La pratique devient du coup accessible pour le  grand public. Dans le meilleur des cas, des études scientifiques apportent des preuves indiscutables sur le pourquoi du comment. Et adieu tout le folklore qui existait autour du maître de yoga : adieu mantras, mudra, kirtan, encens et musique. Les électrodes remplacent maintenant le mala.  

En  outre, en France, dès que cela parle de dieu, de divin ou de spiritualité, il n’est pas de bon ton de partager ses croyances à tout va, cela donne un air sectaire à tous les coups. Le médecin, lui, donne un ton laïque irréprochable. Et la technique yoguique continue à faire du bien.. Mais à mon sens, et cela ne regarde que moi, on l’impute de sa plus grande force et vitalité.

Mais, il y a une raison historique à cela. L’affaire Dreyfus et auparavant les abus du pouvoir et les atrocités liés aux guerres de religion sont passées par là. Donc, il est devenu très compliqué de parler de dieu dans l’hexagone. Dieu fait partie de la sphère privée et même archi-privée ou de petits cercles de pratiquants, reliés ou non à une religion officielle ou non, sectaire ou non.Ce qui est étrange dans ce pays, c’est que dès que l’on traverse les frontières, il existe des pays où Dieu ou juste son concept n’est pas aussi tabou : de l’autre côté de l’Atlantique, les Américains clament sans rougir nullement “En dieu, nous croyons” et c’est la devise du pays ! Bien sûr, il existe toujours le problème du dieu adoré. Il est quand même de meilleur ton d’appartenir à une communauté de protestants blancs, même si aujourd’hui, toutes les communautés se battent pour relever l’échine. 

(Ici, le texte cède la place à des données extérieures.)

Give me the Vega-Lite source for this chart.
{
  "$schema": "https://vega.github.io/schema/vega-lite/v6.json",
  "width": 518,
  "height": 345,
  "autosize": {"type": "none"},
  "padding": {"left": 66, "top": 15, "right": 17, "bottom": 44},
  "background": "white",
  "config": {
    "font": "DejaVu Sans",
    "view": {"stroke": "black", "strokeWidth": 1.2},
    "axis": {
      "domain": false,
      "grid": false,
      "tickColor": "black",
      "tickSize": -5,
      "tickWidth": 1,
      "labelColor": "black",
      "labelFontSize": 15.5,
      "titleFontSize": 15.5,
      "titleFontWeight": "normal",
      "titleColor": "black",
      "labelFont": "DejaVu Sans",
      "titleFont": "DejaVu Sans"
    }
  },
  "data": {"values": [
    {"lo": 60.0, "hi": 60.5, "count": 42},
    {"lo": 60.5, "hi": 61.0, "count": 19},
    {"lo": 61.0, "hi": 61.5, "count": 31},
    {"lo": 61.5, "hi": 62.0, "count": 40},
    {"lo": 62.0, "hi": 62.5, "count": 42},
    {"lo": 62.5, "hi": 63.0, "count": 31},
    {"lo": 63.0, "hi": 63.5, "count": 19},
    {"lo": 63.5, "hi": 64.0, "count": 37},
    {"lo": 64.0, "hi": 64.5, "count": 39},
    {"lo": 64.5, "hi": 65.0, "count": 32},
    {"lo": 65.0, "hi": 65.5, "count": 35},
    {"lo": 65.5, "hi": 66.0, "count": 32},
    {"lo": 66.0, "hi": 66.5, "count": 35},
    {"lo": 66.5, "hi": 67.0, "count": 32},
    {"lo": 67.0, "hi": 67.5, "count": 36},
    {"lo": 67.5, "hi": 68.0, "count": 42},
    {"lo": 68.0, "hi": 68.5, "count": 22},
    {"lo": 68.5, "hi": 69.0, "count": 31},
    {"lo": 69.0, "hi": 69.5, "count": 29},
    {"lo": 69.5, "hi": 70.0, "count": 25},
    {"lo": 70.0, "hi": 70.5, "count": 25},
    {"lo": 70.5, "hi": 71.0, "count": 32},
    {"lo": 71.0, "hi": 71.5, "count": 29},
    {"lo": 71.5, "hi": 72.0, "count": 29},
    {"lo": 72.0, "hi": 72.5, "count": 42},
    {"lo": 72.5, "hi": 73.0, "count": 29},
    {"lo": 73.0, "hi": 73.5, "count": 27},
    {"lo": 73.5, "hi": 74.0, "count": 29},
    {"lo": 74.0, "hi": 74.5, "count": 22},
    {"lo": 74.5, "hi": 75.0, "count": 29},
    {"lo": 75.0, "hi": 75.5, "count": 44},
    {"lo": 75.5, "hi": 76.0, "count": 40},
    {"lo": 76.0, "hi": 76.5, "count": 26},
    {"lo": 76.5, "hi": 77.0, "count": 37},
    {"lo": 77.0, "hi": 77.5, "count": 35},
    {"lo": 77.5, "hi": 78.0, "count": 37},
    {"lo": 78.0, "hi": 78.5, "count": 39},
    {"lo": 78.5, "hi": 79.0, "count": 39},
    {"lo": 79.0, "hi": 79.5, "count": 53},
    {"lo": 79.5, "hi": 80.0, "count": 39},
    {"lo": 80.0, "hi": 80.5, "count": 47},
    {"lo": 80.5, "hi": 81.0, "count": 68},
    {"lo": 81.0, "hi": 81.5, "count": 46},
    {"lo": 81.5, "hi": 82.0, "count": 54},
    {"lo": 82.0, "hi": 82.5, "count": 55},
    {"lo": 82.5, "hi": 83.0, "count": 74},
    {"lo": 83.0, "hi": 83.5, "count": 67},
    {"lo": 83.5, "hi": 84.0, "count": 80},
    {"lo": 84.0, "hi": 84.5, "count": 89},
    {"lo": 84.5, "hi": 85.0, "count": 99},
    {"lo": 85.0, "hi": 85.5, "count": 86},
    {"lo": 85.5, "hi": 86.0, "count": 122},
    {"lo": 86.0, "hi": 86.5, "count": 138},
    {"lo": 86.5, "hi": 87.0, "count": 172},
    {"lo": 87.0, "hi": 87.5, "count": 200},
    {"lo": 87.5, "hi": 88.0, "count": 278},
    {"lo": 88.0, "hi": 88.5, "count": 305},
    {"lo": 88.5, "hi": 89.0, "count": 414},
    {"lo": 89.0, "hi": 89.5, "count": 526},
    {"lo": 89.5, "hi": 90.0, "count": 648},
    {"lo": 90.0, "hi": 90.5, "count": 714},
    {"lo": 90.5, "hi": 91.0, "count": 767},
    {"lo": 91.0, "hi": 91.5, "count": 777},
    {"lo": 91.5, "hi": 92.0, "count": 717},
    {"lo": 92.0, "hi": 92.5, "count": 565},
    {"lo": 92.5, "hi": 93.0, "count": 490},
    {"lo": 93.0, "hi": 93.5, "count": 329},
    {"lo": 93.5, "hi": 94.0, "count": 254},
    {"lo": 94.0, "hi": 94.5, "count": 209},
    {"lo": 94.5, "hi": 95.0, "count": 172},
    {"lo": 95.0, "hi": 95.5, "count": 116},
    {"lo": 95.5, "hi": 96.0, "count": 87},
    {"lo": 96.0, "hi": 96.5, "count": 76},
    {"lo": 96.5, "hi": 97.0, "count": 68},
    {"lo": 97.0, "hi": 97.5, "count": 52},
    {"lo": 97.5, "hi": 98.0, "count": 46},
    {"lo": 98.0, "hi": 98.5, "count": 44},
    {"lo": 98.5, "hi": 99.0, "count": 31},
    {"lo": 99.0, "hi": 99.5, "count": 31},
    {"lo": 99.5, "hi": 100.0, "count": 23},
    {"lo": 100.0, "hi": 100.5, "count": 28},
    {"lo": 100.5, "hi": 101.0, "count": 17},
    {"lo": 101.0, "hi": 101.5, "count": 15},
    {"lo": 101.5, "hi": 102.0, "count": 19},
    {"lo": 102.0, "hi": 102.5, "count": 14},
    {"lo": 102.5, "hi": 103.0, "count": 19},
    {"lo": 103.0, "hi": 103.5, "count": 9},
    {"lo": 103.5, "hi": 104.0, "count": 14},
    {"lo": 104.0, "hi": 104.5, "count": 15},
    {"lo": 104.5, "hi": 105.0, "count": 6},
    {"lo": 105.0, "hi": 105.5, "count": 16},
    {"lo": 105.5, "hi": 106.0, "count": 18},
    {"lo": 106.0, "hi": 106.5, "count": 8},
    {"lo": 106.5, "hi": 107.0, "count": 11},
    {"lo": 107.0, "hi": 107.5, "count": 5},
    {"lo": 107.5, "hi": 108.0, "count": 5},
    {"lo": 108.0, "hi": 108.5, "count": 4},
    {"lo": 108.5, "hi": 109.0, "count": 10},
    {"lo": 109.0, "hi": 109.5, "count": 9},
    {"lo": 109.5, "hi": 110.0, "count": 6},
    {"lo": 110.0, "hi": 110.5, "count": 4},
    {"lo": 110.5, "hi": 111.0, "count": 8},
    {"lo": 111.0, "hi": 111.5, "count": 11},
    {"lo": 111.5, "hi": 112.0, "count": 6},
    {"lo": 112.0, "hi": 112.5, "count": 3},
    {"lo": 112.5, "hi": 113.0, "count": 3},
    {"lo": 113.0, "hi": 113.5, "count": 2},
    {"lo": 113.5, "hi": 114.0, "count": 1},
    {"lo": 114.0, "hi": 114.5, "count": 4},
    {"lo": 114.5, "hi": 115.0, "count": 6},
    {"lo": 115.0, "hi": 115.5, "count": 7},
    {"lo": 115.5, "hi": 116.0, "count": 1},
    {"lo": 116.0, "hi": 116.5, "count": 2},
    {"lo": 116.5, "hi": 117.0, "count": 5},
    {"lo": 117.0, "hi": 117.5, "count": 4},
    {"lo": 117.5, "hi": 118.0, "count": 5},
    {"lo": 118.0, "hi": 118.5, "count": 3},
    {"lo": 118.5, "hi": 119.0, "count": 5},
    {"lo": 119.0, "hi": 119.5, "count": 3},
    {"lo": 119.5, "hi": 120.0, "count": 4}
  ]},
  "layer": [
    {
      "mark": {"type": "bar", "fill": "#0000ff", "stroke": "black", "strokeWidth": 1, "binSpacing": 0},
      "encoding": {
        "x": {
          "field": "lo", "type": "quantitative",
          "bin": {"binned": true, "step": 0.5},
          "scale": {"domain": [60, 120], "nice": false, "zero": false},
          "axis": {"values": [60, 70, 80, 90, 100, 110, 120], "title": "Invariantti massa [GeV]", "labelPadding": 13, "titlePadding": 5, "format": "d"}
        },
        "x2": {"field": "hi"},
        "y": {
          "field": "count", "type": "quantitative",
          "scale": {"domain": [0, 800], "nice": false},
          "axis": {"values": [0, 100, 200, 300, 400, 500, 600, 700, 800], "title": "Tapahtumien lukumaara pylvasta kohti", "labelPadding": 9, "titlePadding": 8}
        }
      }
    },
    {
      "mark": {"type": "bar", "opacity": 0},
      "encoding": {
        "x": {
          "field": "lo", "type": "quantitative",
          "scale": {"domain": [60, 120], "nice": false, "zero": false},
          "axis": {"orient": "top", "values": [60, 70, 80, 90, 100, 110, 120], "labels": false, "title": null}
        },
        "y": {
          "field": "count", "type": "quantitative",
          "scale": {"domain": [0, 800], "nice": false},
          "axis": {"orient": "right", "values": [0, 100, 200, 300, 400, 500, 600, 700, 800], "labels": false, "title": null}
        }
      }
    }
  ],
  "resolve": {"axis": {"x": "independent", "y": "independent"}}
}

J’ose utiliser ce mot tabou, car dieu, au même titre que la mort, fait partie à mon sens des sujets les plus difficiles à aborder en public en France. Je ne me plains pas : il existe des pays pires que la France en la matière. Il existe certes des cours de yoga totalement “laïques“ en France, aseptisés complètement de toutes traces de spiritualité. On peut l’enseigner ainsi comme yoga qui fait du bien, un yoga santé donc, au même titre que la mindfulness.Mais à mes yeux, il lui manquera toujours la dimension la plus essentielle : celle qui donne du sens à la vie, celle qui peut aider les plus démunis à relever la tête et à avancer à nouveau.

Le yoga s’inscrit dans le courant de la philosophie védique qui a fait le terreau de la religion hindouiste. Et pourtant le yoga n’est pas une religion, mais un courant spirituel si on le souhaite. La différence ? Le yoga n’est pas dogmatique, il donne une explication et on la vérifie dans la pratique. Il dit que Dieu est à l’intérieur de nous, nulle part ailleurs, dans le silence de nos cœurs, de notre être. Quand le bruit mental cède la place au silence du cœur, l’expérience possède un caractère sacré. Ne dit-on pas que le silence est d’or ?  

 Une partie de la société a trouvé le moyen de contourner dieu. Dans le vocabulaire utilisé, on retrouve des expressions comme la conscience universelle, l’intelligence universelle, le cosmos, la force de l’univers… mais tous ces mots là ne désignent-ils pas, comme dieu, quelque chose de plus grand, de plus vaste, de plus fort… Quelque chose qui nous dépasse, quelque chose qui orchestre ce que l’homme ne parvient pas à comprendre… ? Et il y a du bon à cela également. Le concept sans nom réunit… la forme divise. On peut comprendre et saisir le concept et chacun y ajoute sa subjectivité avec la forme. Voilà pourquoi tous les maîtres de yoga du 20ème siècle ont répété que toutes les religions et croyances s'allient à merveille avec le yoga, car toutes les croyances y sont permises.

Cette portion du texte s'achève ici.